The Upper Tribunal (Lands Chamber) has dismissed an application under Schedule 3A to the Communications Act 2003 – the Electronic Communications Code – to inspect and carry out an intrusive survey of rooftop premises to ascertain whether it would be a suitable site for telecommunications equipment in EE Ltd and another v 100 Nox SARL [2022] UKUT 130 (LC); [2022] PLSCS 92. The decision contains lessons for operators and solicitors alike.  

The respondent was a company registered in and with its registered office in Luxembourg. It was the registered owner of property at 100 New Oxford Street in London, which was the subject of multiple leases. The claimant’s agent wrote to the respondent at its registered office in Luxembourg seeking access to the building in October 2021 but received no response. A chasing letter also received no response.   

In January 2022, the claimant served a notice under paragraph 26 of the Code seeking interim Code rights by international tracked delivery requiring a signature. The accompanying paragraph 26 agreement cited the correct parties but the notice was addressed to the Mayor and Burgesses of the London Borough of Lambeth. The notice was not signed for and no response was made to it.
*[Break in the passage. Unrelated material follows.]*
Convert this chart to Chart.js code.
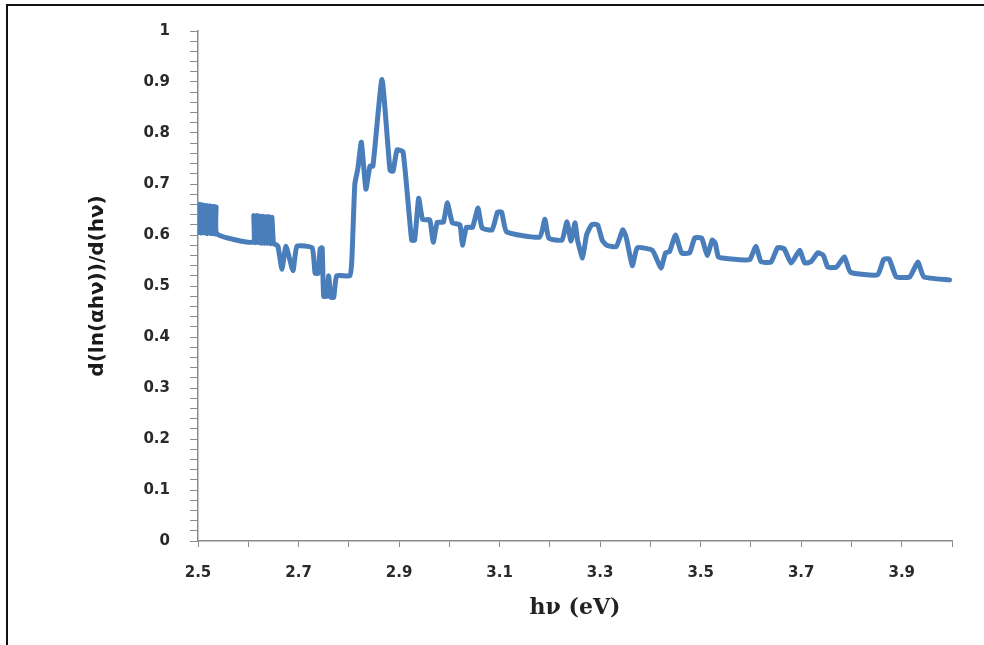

Despite this, the claimant issued the reference in March 2022. It was served on the respondent at its registered office by the UT together with directions stating the hearing date of 13 May 2022. The respondent neither responded to the notice nor appeared at the hearing.  

The tribunal has a discretion to make an order conferring interim Code rights if satisfied that the respondent has received notice of what is proposed and the claimant can show a good arguable case that the test for the grant of interim Code rights in paragraph 21 of the Code is met, ie that the public benefit likely to result from making the order – access to a choice of high-quality electronic communications services – outweighs the prejudice to the respondent.   

However, the UT refused the application for the following reasons:  

  1. The claimant had not established that the respondent knew of the application. There was no evidence that the respondent had received any communications, nor any evidence that the claimant had made a real effort to contact the respondent. Common sense required them to visit the property, enquire of the occupants of the building or seek to identify other operators through whom contact with the respondent might be made;  
  2. The paragraph 26 notice was mis-addressed. The UT saw no reason why an overseas respondent would not have been misled by a notice that was clearly not addressed to it;  
  3. It was not clear that the claimant had identified the correct respondent. No evidence was adduced to prove that the rooftop was not let, and the claimant had only checked one of two registered leases of the top floor of the building; 
  4. There was no evidence of what the claimant intended by way of intrusive survey of the roof. Without this, the UT was unable to perform the balancing exercise required even on a “good arguable case” basis.